The ASL said China could use force against Taiwan not only if it declared independence but also if it simply took too long to accept Beijing’s rule.
Henry Kissinger reinforced China’s position by warning Taiwan in 2007 that China “would not wait forever.”
Xi Jinping said last year the Taiwan issue could not be passed to the next generation.
So, two fundamental premises of America’s one China policy have been ignored or violated: peaceful resolution and consent of the Taiwanese people.
Lawyers interpreting the various legal and diplomatic documents governing U.S.-China relations could conclude that there has never been “a meeting of the minds” — a prerequisite for a formal agreement — and also, that conditions have dramatically changed over the ensuing decades.
Nixon acknowledged the latter point in his memoir, stating that Taiwan and China are now “permanently separated politically.”
On those grounds, theoretically, Washington could justifiably withdraw recognition of the Chinese government until it relinquishes the use of force against Taiwan, repeals the ASL, and removes its anti-Taiwan missiles.
The United States could also restore formal relations with Taiwan and reinstitute the Mutual Defense Treaty.
President Trump need not consider these drastic measures if Beijing will adopt more moderate policies of its own, not only on Taiwan, but on the South and East China Seas, and on trade and human rights — though in these other areas, Washington has separate appropriate responsive measures available.
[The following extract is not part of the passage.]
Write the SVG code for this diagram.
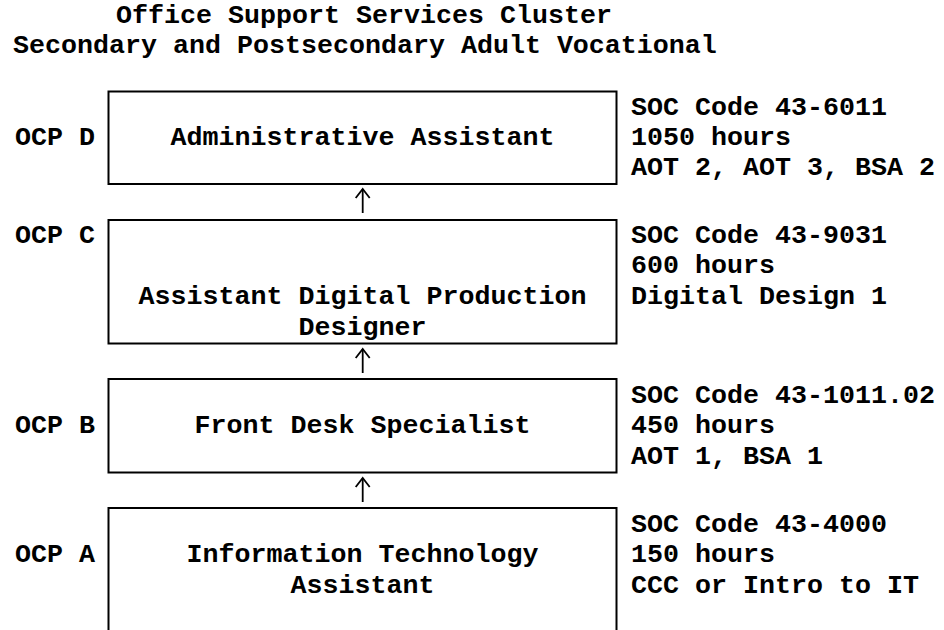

Without itself severing relations, the United States could instead recognize Taiwan and adopt a one China, one Taiwan policy, placing on Beijing the burden for breaking U.S.-China ties.
If China chose to incur the economic and other consequences and rupture relations, Washington could then invite Taipei to enter into a new defense treaty.
In the meantime, a range of other, lesser measures should certainly be explored — the Tsai-Trump phone call being a good start.
Given the increasingly confrontational course China has adopted in recent years, the president is right to signal some fresh new thinking on U.S.-China relations.